We encourage all patients to stay active following surgery. Walking regularly is the most useful exercise after the operation. Following the operation you should avoid heavy lifting for 4-6 weeks.

After about 4 weeks you should be able to increase your exercise activities. Starting with gentle rhythmic exercises such as cycling or cross-training and gradually building up to your normal exercise regimen. Provided there are no wound problems swimming can also be good at this stage.

You should be able to return to work within one or two weeks but if your job involves any strenuous activities you may need to be off work for longer or carry out only light duties.

Patients can usually drive again after one to two weeks but your surgeon will give you specific instructions regarding this.


Wound infections are uncommon after this type of surgery. When they do occur patients may need a course of antibiotics.

Sometimes bruising may occur around the wound or a swelling develop beneath the wound. This is usually blood and / or tissue fluids which accumulates in the space where the hernia was. The fluid will normally gradually resolve. Very occasionally a collection of fluid may need to be drained.

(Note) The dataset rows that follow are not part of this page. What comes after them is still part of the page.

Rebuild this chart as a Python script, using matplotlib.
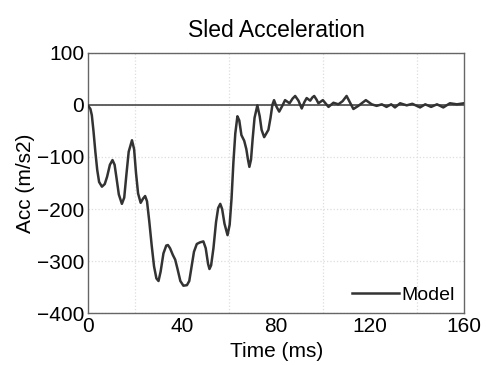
import matplotlib
matplotlib.use("Agg")
import matplotlib.pyplot as plt

plt.rcParams['font.family'] = ['Liberation Sans', 'DejaVu Sans']

# values
time_ms = [0, 0.9, 1.5, 2.2, 3, 3.8, 4.6, 5.8, 7, 8, 9.2, 10.3, 11.2, 12, 13, 14.3,
           15.3, 16.2, 17.2, 18.6, 19.5, 20.3, 21.2, 22.3, 23.3, 24.2, 25, 26, 27,
           28, 29, 29.9, 30.8, 32, 33.2, 33.9, 34.8, 36, 37, 38, 39.2, 40.5, 42, 43,
           44, 45, 46.2, 47.5, 49, 50, 51, 51.6, 52.3, 53.3, 54.4, 55.3, 56.2, 57,
           58, 59.3, 60.2, 61, 61.8, 62.6, 63.5, 64.3, 65.2, 66.4, 67.3, 68, 68.6,
           69.3, 70, 70.8, 72, 73, 73.8, 74.9, 75.8, 76.7, 77.6, 78.4, 79.1, 80.2,
           81.3, 82.5, 83.8, 85.7, 87, 88.1, 89.5, 90.9, 92, 93, 94.5, 95.4, 96.2,
           97.2, 98, 99.9, 102.3, 104.4, 106.5, 108.3, 110, 112.9, 115, 118.2,
           120.7, 122.8, 125, 127, 129, 130.6, 132.8, 135.6, 138, 141.3, 143.5,
           146, 148.5, 151.2, 154, 157, 160]
acc = [-2, -8, -20, -50, -90, -125, -148, -157, -152, -138, -115, -106, -115, -140,
       -172, -190, -178, -135, -90, -68, -85, -130, -170, -188, -180, -175, -185,
       -225, -270, -310, -333, -338, -320, -285, -270, -269, -275, -288, -297, -315,
       -338, -347, -346, -338, -310, -282, -267, -264, -262, -275, -305, -315, -308,
       -275, -225, -198, -190, -200, -228, -250, -230, -180, -110, -55, -22, -30,
       -58, -69, -85, -105, -119, -105, -65, -25, -1, -22, -48, -62, -55, -48, -25,
       0, 9, -4, -13, -3, 9, 3, 12, 17, 8, -7, 5, 13, 8, 14, 17, 10, 3, 9, -4, 4,
       1, 7, 17, -8, -2, 9, 1, -2, 1, -4, 1, -5, 3, -1, 2, -5, 1, -4, 1, -5, 3, 1,
       3]

xticks = [0, 40, 80, 120, 160]
yticks = [100, 0, -100, -200, -300, -400]

fig = plt.figure(figsize=(4.86, 3.65), dpi=100)
ax = fig.add_axes([0.1817, 0.1416, 0.773, 0.714])

ax.plot(time_ms, acc, color='#333333', lw=1.8, label='Model', zorder=3)
ax.axhline(0, color='#555555', lw=1.3, zorder=2.5)

ax.set_xlim(0, 160)
ax.set_ylim(-400, 100)
ax.set_xticks(xticks)
ax.set_yticks(yticks)
ax.set_xticks(range(0, 161, 20), minor=True)
ax.tick_params(which='both', length=0, labelsize=15, pad=3)

ax.grid(True, which='minor', axis='x', color='#dddddd', ls=':', lw=0.9)
ax.grid(True, which='major', axis='y', color='#dddddd', ls=':', lw=0.9)

for s in ax.spines.values():
    s.set_color('#666666')
    s.set_linewidth(1.0)

ax.set_title('Sled Acceleration', fontsize=16.5, pad=11)
ax.set_xlabel('Time (ms)', fontsize=15, labelpad=4)
ax.set_ylabel('Acc (m/s2)', fontsize=15, labelpad=1)

ax.legend(loc='lower right', frameon=False, fontsize=14, handlelength=2.4,
          handletextpad=0.1, borderaxespad=0.1)

fig.savefig('out.png', dpi=100)
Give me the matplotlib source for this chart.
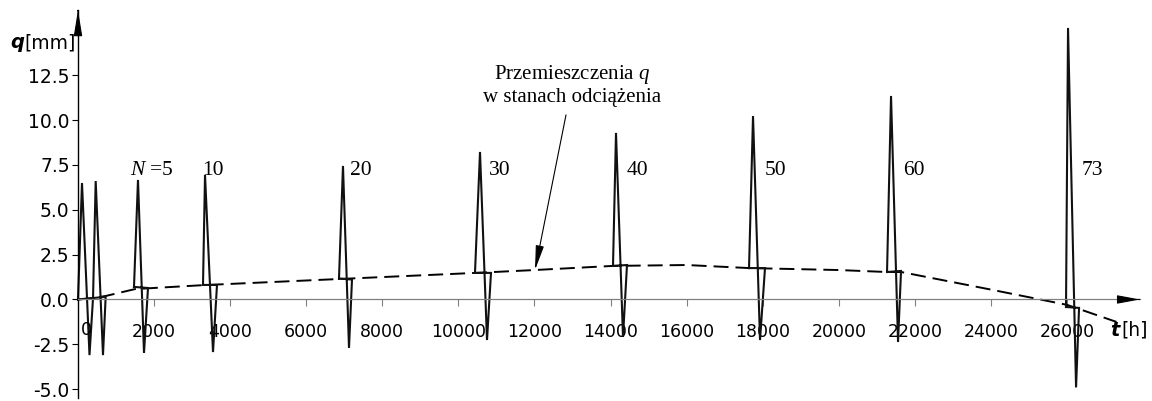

You should contact your doctor if after the operation you develop any of the following:

  • Redness around or drainage from the incision.
  • Fever.
  • Bleeding from the incision.
  • Pain that is not relieved by medication or pain that suddenly worsens.

Some patients particularly men can find it difficult to pass urine after a hernia repair. It is always important to tell your surgeon, before coming in to hospital, if you are experiencing any difficulties passing urine. Occasionally a catheter may need to be passed if a patient is unable to pass urine and if that is necessary patients usually will have to stay overnight before the catheter can be removed the next day.

After an open procedure some patients might experience some numbness or a slightly odd sensation in the skin below the scar and this can extend to the upper part of the scrotum. This happens when a nerve is bruised or damaged during the procedure. In many cases the numbness will improve over period of time.

A few patients may continue to experience pain in a hernia wound that does not settle down straightaway. We think that this may occur if a nerve is trapped in the mesh material a suture or the scar. A course of physiotherapy can be helpful initially and sometimes a local anaesthetic and steroid injection will relieve symptoms. It is very rare that a wound need be re-explored because of pain

A small number of people will develop a recurrence of the hernia. Recurrences are far less common these days with the use of mesh but nevertheless can occur occasionally.